Canada Tests 'A La Carte' Cable TV Rates
LOS ANGELES (CBS/AP) -- Can you save money if you pay only for the TV channels you watch?
The question will be put to a real-world test in Canada starting Tuesday.
TV executives in the U.S. and Canada have long argued that the best value for your money comes through packages of hundreds of channels. You might not want every football game or Korean drama, but you can usually find something to watch when you plop down on the couch. When everyone buys a big package of channels, the cost of each is spread thin. Your monthly cable bill reflects that lower per-channel cost, even if you watch just a few channels.
And though you might gripe about paying for all the channels you never watch, the price of each channel could rise a lot if fewer people chose to pay for each one individually. The industry has also resisted offering full choice because overall subscription and advertising revenue could decline. Some channels might not survive at all.
"We don't sell it alone right now because we generate more revenue by being in a larger package," ESPN President John Skipper said at the recent Code Media conference. Asked if the leading sports network would cost too much on its own given the rising cost of sports rights, he replied that was "just a hypothetical and ultimately, specious mathematical problem."
Today, there are more alternatives to traditional TV than ever. Millions of U.S. households have dropped big pay TV packages in the past few years and have turned to online services such as Netflix, Hulu and HBO Now.
The question is: Who will win and lose if every channel goes it alone?
The first step in Canada's government-mandated plan is partial. At first, pay TV providers only have to offer slimmed-down basic package for $25, with theme packs like sports or entertainment channels as add-ons. Some U.S. cable and satellite companies are already starting to offer slimmer packages, such as Sling TV from Dish for $20 a month.
Full channel choice, or a la carte, is due in Canada by the end of the year. In the U.S., you can only buy certain networks a la carte like HBO, Showtime and CBS, which are offered online. A U.S. regulatory push for an a la carte system died in 2007, but might be revived if the Canadian plan catches on.

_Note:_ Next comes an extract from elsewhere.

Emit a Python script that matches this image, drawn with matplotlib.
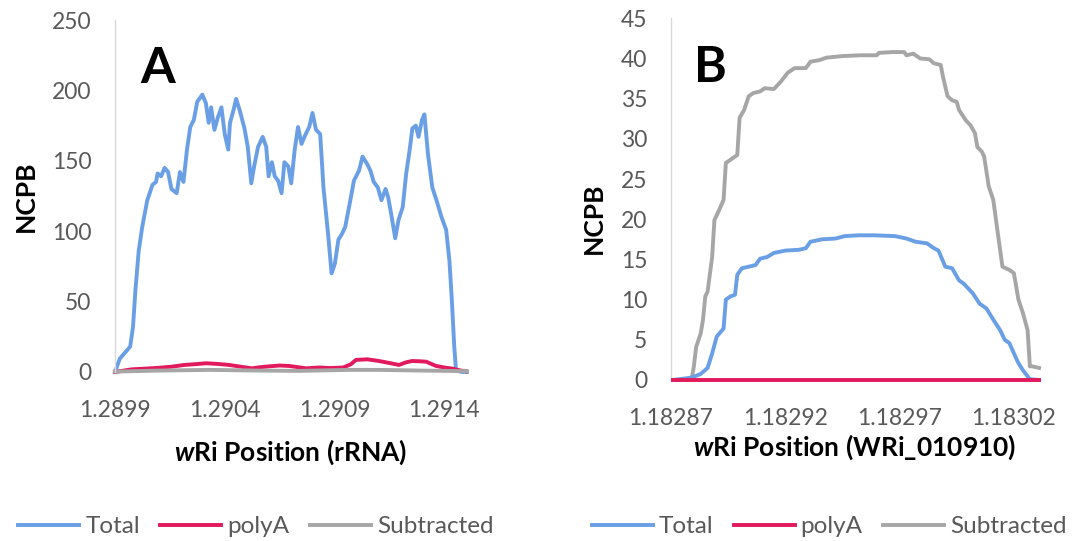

"We will find out as this whole system rolls out, are you really going to pay less money? Or are you going to pay a hell of a lot more for (sports network) TSN than you thought?" says Lawson Hunter, a former Bell Canada executive who has criticized the unbundling plan.
Ali Yurukoglu, a Stanford economics professor, co-authored an a la carte simulation paper in 2011. In it, TV customers cut the number of channels they received in half, to about 20. But after the surviving channels renegotiated deals with cable operators, consumers had to pay twice as much for each channel. People ended up paying 2 percent more overall.
"Our predictions were that the average consumer would be no better and no worse off," he said.
Ahead of the Canadian rollout, major cable operator Rogers Communications began offering two sports add-ons -- TSN and Sportsnet -- at $18 each, bringing a sports fan's bill to a minimum $61 a month, not much below the $66 a month for a similar sports-included package that has 230 more channels.
Unbundling might not be all bad, Rogers CEO Guy Laurence told analysts in January. Because people can pay less under a la carte, "we may see the return of some people who have left cable TV."
There have also been concerns that smaller, niche channels won't survive. Yurukoglu believes that won't matter much, because successful programs can migrate to the surviving channels.
A la carte might also make some channels stronger, by concentrating subscriber fees on the channels that consumers actually want, Yurukoglu says. For example, AMC, backer of the hit show "The Walking Dead," could do even better if fans of the show didn't have their monthly bills spread to less-popular channels.
AMC Networks Inc. CEO Josh Sapan told an investor conference in December his company is already preparing for that post-apocalyptic future.
"We will not only survive, but we may even thrive," he said.